Pastoralist communities

The productive systems and resilience strategies of pastoral communities rely on cultural and social features. They range from traditional ecological knowledge to governance arrangements for communal resources or solidarity mechanisms such as animal exchange based on social relations. The ultimate goal of these strategies is to increase the resilience of pastoralist livelihood.

Pastoralists have been deeply affected by marginalization, as sedentary societies with poor understanding of their livelihood system have imposed alien social and governance schemes. These often involve sedentarization attempts or hurdles to mobility or service delivery, such as education and health systems. Disruption of pastoral mobility has the potential to trigger food insecurity because of the higher productivity and resilience of mobile systems. As a consequence, pastoralist communities often distrust governments a situation easily ending up in conflicts and instability.

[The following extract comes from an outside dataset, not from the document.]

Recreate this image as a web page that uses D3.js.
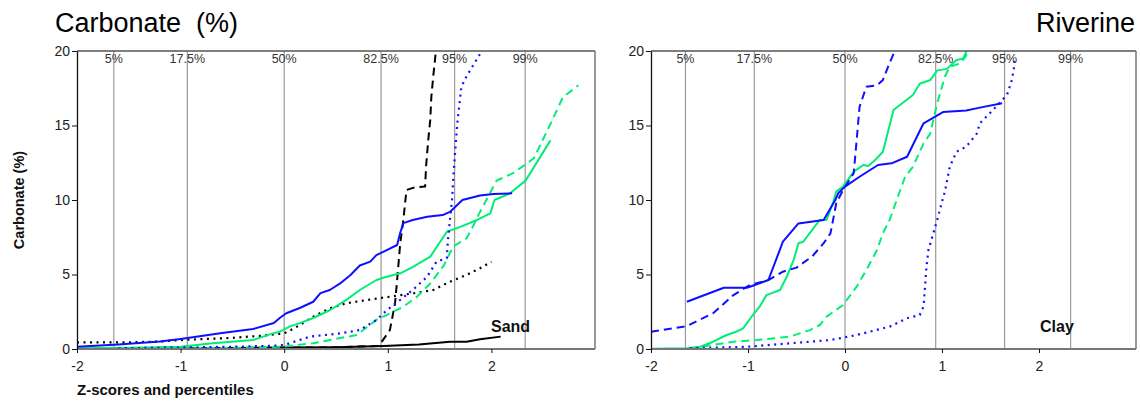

New technologies and women empowerment give huge opportunities for the improvement of pastoralist communities by integrating them further into the wider society and by facilitating market innovations. Technological developments linked with mobile phones and the internet are rendering service delivery increasingly simple for mobile communities. Communications have also improved between the communities and those members that have left for urban areas. Many of the diversification opportunities for pastoralists rely on roles and productions traditionally assigned to women, who have now the opportunity to increase their voice in decision making processes.